Air Caribbean (Puerto Rico)
- Founded: 1975; 50 years ago in Puerto Rico
- Ceased operations: 1979; 46 years ago
- Operating bases: Isla Verde International Airport

= Air Caribbean (Puerto Rico) =

Puerto Rican airline

Air Caribbean was an airline that served from Isla Verde International Airport, in San Juan. The 1970s and 1980s were decades when several Puerto Rican airlines existed and competed against each other, including Prinair, Vieques Air Link and Dorado Wings. Believing a share of the market profits could be gained, Air Caribbean was created in 1975.

There was one thread in common between Puerto Rican airlines of the time: Since at Luis Muñoz Marín International Airport they would face tough, jet competition from major airlines (such as American, Air France, British Caledonian, Delta, Eastern, Iberia, Lufthansa, Mexicana and Pan Am, to name a few) shall they try to offer jet services to further away cities, they would have faced economical problems. Most of them (except Prinair, which actually had a service to Florida for a short period of time), stuck to routes around the Caribbean.
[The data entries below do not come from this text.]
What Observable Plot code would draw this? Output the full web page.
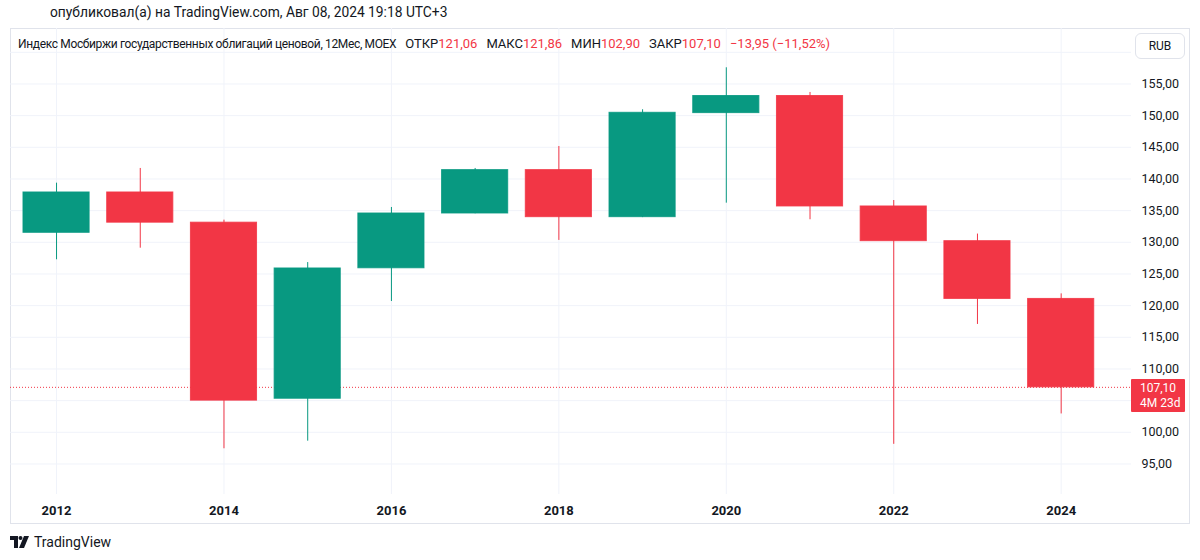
<!DOCTYPE html>
<html>
<head>
<meta charset="utf-8">
<script src="https://cdn.jsdelivr.net/npm/d3@7"></script>
<script src="https://cdn.jsdelivr.net/npm/@observablehq/plot@0.6"></script>
<style>
  html, body { margin: 0; padding: 0; background: #ffffff; }
  body { width: 1200px; height: 560px; position: relative; overflow: hidden;
         font-family: Roboto, "Liberation Sans", sans-serif; color: #131722; }
  .abs { position: absolute; }
  #published { top: 4px; left: 50px; font-size: 13.8px; line-height: 16px; white-space: nowrap; }
  #frame { left: 10px; top: 28px; width: 1180px; height: 496px; border: 1px solid #e0e3eb; box-sizing: border-box; }
  #chart { left: 0; top: 24px; }
  #legend { left: 18px; top: 36px; font-size: 13px; line-height: 16px; white-space: nowrap; }
  #legend .name { font-size: 12px; letter-spacing: -0.35px; }
  #legend .r { color: #F23645; }
  #legend .g { margin-left: 9px; }
  #rub { left: 1135px; top: 33px; width: 50px; height: 26px; border: 1px solid #e0e3eb; border-radius: 6px;
         box-sizing: border-box; font-size: 12px; line-height: 24px; text-align: center; background: #fff; }
  #price { left: 1131px; width: 54px; height: 33px; background: #F23645; color: #fff; font-size: 12px;
           line-height: 15px; padding: 2px 0 0 9px; box-sizing: border-box; border-radius: 1px; white-space: nowrap; overflow: hidden; }
  #logo { left: 10px; top: 534px; font-size: 14px; line-height: 16px; display: flex; align-items: center; }
</style>
</head>
<body>
<div id="published" class="abs">опубликовал(а) на TradingView.com, Авг 08, 2024 19:18 UTC+3</div>
<div id="frame" class="abs"></div>
<div id="chart" class="abs"></div>
<div id="legend" class="abs"></div>
<div id="rub" class="abs">RUB</div>
<div id="price" class="abs"></div>
<div id="logo" class="abs">
  <svg width="20" height="12" viewBox="0 0 20 12" style="margin-right:4px">
    <path d="M0 0 H8 V12 H4 V4 H0 Z" fill="#131722"/>
    <circle cx="10.5" cy="2" r="2" fill="#131722"/>
    <path d="M14 0 H19 L14 12 H9 Z" fill="#131722"/>
  </svg>
  <span>TradingView</span>
</div>
<script>
// ---- data ----
const years = [2012, 2013, 2014, 2015, 2016, 2017, 2018, 2019, 2020, 2021, 2022, 2023, 2024];
const openVals  = [131.50, 137.87, 133.10, 105.30, 125.90, 134.55, 141.40, 133.97, 150.40, 153.10, 135.66, 130.18, 121.06];
const highVals  = [139.34, 141.66, 133.50, 126.80, 135.50, 141.66, 145.13, 150.93, 157.56, 153.66, 136.60, 131.30, 121.86];
const lowVals   = [127.24, 129.07,  97.40,  98.60, 120.65, 134.50, 130.30, 133.90, 136.18, 133.56,  98.10, 117.03, 102.90];
const closeVals = [137.87, 133.10, 105.00, 125.87, 134.55, 141.40, 133.97, 150.45, 153.10, 135.66, 130.18, 121.06, 107.10];
const xTickYears = [2012, 2014, 2016, 2018, 2020, 2022, 2024];
const yTickLabels = [95, 100, 110, 115, 120, 125, 130, 135, 140, 145, 150, 155];
const yGrid = [95, 100, 105, 110, 115, 120, 125, 130, 135, 140, 145, 150, 155, 160];
const seriesName = "Индекс Мосбиржи государственных облигаций ценовой, 12Мес, MOEX";
const legendItems = [["ОТКР", "121,06"], ["МАКС", "121,86"], ["МИН", "102,90"], ["ЗАКР", "107,10"]];
const changeText = "−13,95 (−11,52%)";
const countdown = "4M 23d";

const UP = "#089981", DOWN = "#F23645";
const candles = years.map((y, i) => ({
  year: y, open: openVals[i], high: highVals[i], low: lowVals[i], close: closeVals[i],
  color: closeVals[i] >= openVals[i] ? UP : DOWN
}));
const last = candles[candles.length - 1];
const fmt = v => v.toFixed(2).replace(".", ",");
const halfBody = 0.395;

const chart = Plot.plot({
  width: 1200, height: 506,
  marginLeft: 10, marginRight: 69, marginTop: 4, marginBottom: 36,
  style: { fontFamily: "Roboto, 'Liberation Sans', sans-serif", fontSize: "13px", color: "#131722", background: "transparent" },
  x: { domain: [2011.45, 2024.84], axis: null, label: null },
  y: { domain: [90.18, 163.76], axis: null, label: null },
  color: { type: "identity" },
  marks: [
    Plot.ruleY(yGrid, { stroke: "#f0f3fa", strokeWidth: 1 }),
    Plot.ruleX(xTickYears, { stroke: "#f0f3fa", strokeWidth: 1 }),
    Plot.axisX(xTickYears, { label: null, tickSize: 0, tickPadding: 11, tickFormat: d => String(d), fontSize: 13, fontWeight: "bold", fill: "#131722" }),
    Plot.axisY(yTickLabels, { label: null, anchor: "right", tickSize: 0, tickPadding: 10, tickFormat: fmt, fontSize: 12.5, fill: "#131722" }),
    Plot.ruleY([last.close], { stroke: DOWN, strokeDasharray: "1,2", strokeWidth: 1 }),
    Plot.ruleX(candles, { x: "year", y1: "low", y2: "high", stroke: "color", strokeWidth: 1 }),
    Plot.rectY(candles, { x1: d => d.year - halfBody, x2: d => d.year + halfBody, y1: "open", y2: "close", fill: "color", stroke: "color", strokeWidth: 1, strokeOpacity: 0.85 })
  ]
});
document.getElementById("chart").appendChild(chart);

// legend
const lg = document.getElementById("legend");
let html = `<span class="name">${seriesName}</span>`;
legendItems.forEach(([k, v]) => {
  html += `<span class="g">${k}</span><span class="r">${v}</span>`;
});
html += `<span class="g r">${changeText}</span>`;
lg.innerHTML = html;

// last price label
const py = chart.scale("y").apply(last.close) + 24;
const pl = document.getElementById("price");
pl.style.top = (py - 8) + "px";
pl.innerHTML = `<div>${fmt(last.close)}</div><div>${countdown}</div>`;
</script>
</body>
</html>
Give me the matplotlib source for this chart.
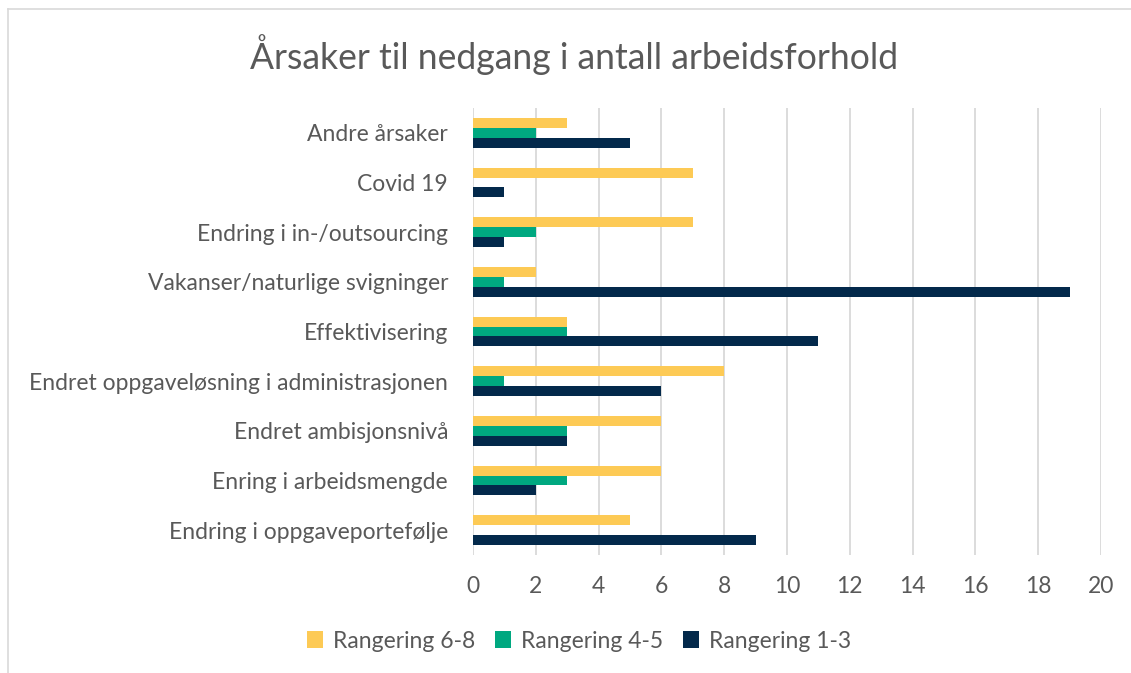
import matplotlib.pyplot as plt
from matplotlib.lines import Line2D
import numpy as np

plt.rcParams['font.family'] = ['Lato', 'DejaVu Sans']

categories = ['Andre årsaker', 'Covid 19', 'Endring i in-/outsourcing',
              'Vakanser/naturlige svigninger', 'Effektivisering',
              'Endret oppgaveløsning i administrasjonen', 'Endret ambisjonsnivå',
              'Enring i arbeidsmengde', 'Endring i oppgaveportefølje']
rang_6_8 = [3, 7, 7, 2, 3, 8, 6, 6, 5]
rang_4_5 = [2, 0, 2, 1, 3, 1, 3, 3, 0]
rang_1_3 = [5, 1, 1, 19, 11, 6, 3, 2, 9]
series_names = ['Rangering 6-8', 'Rangering 4-5', 'Rangering 1-3']
colors = ['#FDCA55', '#00A880', '#03294B']
text_col = '#595959'

fig = plt.figure(figsize=(11.31, 6.73), dpi=100)
ax = fig.add_axes([473/1131, 1-555/673, 628/1131, 447/673])

y = np.arange(len(categories))
h = 0.2
for i, (vals, name, c) in enumerate(zip([rang_6_8, rang_4_5, rang_1_3], series_names, colors)):
    ax.barh(y + (i - 1) * h, vals, height=h, color=c, label=name, zorder=3)

ax.set_xlim(0, 20)
ax.set_ylim(len(categories) - 0.5, -0.5)
ax.set_xticks(range(0, 21, 2))
ax.set_yticks(y)
ax.set_yticklabels(categories)
ax.tick_params(axis='both', length=0, labelsize=16.5, colors=text_col)
ax.tick_params(axis='x', pad=15)
ax.tick_params(axis='y', pad=18)
ax.grid(axis='x', color='#D9D9D9', linewidth=1.3, zorder=0)
for s in ax.spines.values():
    s.set_visible(False)

fig.text(574/1131, 1 - 55/673, 'Årsaker til nedgang i antall arbeidsforhold',
         ha='center', va='center', fontsize=25.6, color=text_col)

leg = fig.legend(loc='center', bbox_to_anchor=(579/1131, 1 - 641/673), ncol=3,
                 frameon=False, fontsize=16.5, handlelength=0.7, handleheight=0.7,
                 columnspacing=0.9, handletextpad=0.4)
for t in leg.get_texts():
    t.set_color(text_col)

# chart border
fig.add_artist(Line2D([8/1131, 1], [1 - 9/673, 1 - 9/673], color='#D9D9D9', lw=1.2))
fig.add_artist(Line2D([8/1131, 8/1131], [0, 1 - 9/673], color='#D9D9D9', lw=1.2))

fig.savefig('out.png', dpi=100)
Air Caribbean was not the exception. The airline used DC-3 aircraft from its beginnings, to nearby Caribbean islands, and to Rafael Hernández Airport in Aguadilla. The airline also used leased Beech 18 airplanes. The airline was prominent for some time among Puerto Rican travellers and American tourists, as it provided, with Prinair, the only two commercial air services to Aguadilla and easier access to nearby Quebradillas. The 1970s, as it is widely known, were difficult times for airlines because of the oil crisis (1973 and 1979) and deregulation of the industry in the U.S.

In addition, another competitor, Aero Virgin Islands from the U.S. Virgin Islands, proved an impossible obstacle to overcome for Air Caribbean. In 1979, the airline had its last flight. Aero Virgin Islands also outlasted Prinair; out of the aforementioned Caribbean airlines, the only ones still providing service are Prinair and Vieques Air Link, with Prinair having restarted services during 2019.

==Accidents and incidents==
- On September 26, 1978, at 18:45 local time, a Beech 18, leased by Air Caribbean, tried to land at Isla Verde Airport in San Juan after a domestic flight, flight 309, from what was then known as Ramey base airport in Aguadilla when it crashed near Residencial Las Casas instead, killing all six occupants in the airplane and injuring several occupants of a bar, including local mechanic Luciano Rivera. Wake turbulence from an Eastern Airlines L-1011 was found to be the cause of this crash, but the accident nevertheless led to the general public losing some trust on the airline.